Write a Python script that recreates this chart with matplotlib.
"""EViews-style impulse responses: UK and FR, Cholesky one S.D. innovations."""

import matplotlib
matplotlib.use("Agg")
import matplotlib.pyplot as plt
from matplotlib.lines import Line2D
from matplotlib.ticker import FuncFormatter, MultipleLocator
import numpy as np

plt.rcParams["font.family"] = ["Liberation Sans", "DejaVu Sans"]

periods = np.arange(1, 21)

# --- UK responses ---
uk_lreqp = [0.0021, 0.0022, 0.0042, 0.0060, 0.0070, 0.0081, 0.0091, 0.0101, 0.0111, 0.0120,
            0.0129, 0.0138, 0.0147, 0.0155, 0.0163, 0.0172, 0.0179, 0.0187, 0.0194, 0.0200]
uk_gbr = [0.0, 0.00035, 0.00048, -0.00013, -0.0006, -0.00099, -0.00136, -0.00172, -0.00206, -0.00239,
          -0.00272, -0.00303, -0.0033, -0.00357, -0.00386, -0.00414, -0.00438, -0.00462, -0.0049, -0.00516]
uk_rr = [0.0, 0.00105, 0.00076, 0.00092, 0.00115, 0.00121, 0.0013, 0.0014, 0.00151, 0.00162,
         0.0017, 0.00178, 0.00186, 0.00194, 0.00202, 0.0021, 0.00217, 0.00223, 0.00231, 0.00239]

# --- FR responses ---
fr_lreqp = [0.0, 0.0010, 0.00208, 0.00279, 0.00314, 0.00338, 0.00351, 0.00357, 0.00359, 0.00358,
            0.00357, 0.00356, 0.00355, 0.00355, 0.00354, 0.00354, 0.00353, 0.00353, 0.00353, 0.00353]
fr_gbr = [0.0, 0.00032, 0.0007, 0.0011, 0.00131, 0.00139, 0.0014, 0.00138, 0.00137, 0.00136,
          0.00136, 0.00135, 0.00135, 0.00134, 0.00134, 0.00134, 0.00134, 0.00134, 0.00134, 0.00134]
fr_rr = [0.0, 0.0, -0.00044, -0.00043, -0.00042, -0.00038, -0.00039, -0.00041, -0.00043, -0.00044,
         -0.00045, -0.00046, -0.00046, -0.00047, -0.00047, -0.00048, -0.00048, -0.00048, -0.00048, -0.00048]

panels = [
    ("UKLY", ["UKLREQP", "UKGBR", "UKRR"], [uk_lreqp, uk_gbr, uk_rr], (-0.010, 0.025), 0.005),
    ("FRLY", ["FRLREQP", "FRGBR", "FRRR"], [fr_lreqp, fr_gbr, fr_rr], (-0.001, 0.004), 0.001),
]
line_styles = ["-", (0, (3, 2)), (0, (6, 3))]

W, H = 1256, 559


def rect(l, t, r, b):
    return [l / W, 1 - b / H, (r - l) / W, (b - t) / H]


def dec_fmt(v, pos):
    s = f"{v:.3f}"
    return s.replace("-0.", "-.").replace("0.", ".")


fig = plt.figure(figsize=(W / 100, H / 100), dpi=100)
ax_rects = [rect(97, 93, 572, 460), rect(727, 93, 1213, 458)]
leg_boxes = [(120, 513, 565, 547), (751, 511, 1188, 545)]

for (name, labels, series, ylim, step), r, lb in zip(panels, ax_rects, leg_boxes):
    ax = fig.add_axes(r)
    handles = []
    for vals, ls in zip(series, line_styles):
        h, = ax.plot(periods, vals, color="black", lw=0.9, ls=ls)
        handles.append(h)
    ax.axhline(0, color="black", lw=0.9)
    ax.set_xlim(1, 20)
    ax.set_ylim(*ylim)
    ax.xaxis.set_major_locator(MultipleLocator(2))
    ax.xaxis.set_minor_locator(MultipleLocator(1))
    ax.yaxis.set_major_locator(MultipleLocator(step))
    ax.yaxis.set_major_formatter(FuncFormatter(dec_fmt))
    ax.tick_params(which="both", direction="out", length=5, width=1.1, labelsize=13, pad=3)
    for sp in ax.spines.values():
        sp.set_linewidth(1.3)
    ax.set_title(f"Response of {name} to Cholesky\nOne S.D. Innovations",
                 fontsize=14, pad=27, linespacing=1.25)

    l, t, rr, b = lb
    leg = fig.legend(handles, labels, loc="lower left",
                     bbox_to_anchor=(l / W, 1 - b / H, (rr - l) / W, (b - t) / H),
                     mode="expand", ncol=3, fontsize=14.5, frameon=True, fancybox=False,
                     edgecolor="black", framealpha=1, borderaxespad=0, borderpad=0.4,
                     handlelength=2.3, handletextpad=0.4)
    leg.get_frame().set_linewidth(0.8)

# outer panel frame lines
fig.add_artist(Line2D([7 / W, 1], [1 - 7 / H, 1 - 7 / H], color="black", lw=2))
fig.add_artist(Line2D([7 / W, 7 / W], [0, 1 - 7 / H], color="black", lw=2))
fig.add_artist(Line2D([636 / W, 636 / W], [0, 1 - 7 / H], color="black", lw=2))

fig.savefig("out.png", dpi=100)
■ ■ ■
* AIM: Copy out the listing above, line by line and exactly, from its first line to the line holding "import numpy as np", inclusive.

* CORRECT ANSWER:
Write a Python script that recreates this chart with matplotlib.
"""EViews-style impulse responses: UK and FR, Cholesky one S.D. innovations."""

import matplotlib
matplotlib.use("Agg")
import matplotlib.pyplot as plt
from matplotlib.lines import Line2D
from matplotlib.ticker import FuncFormatter, MultipleLocator
import numpy as np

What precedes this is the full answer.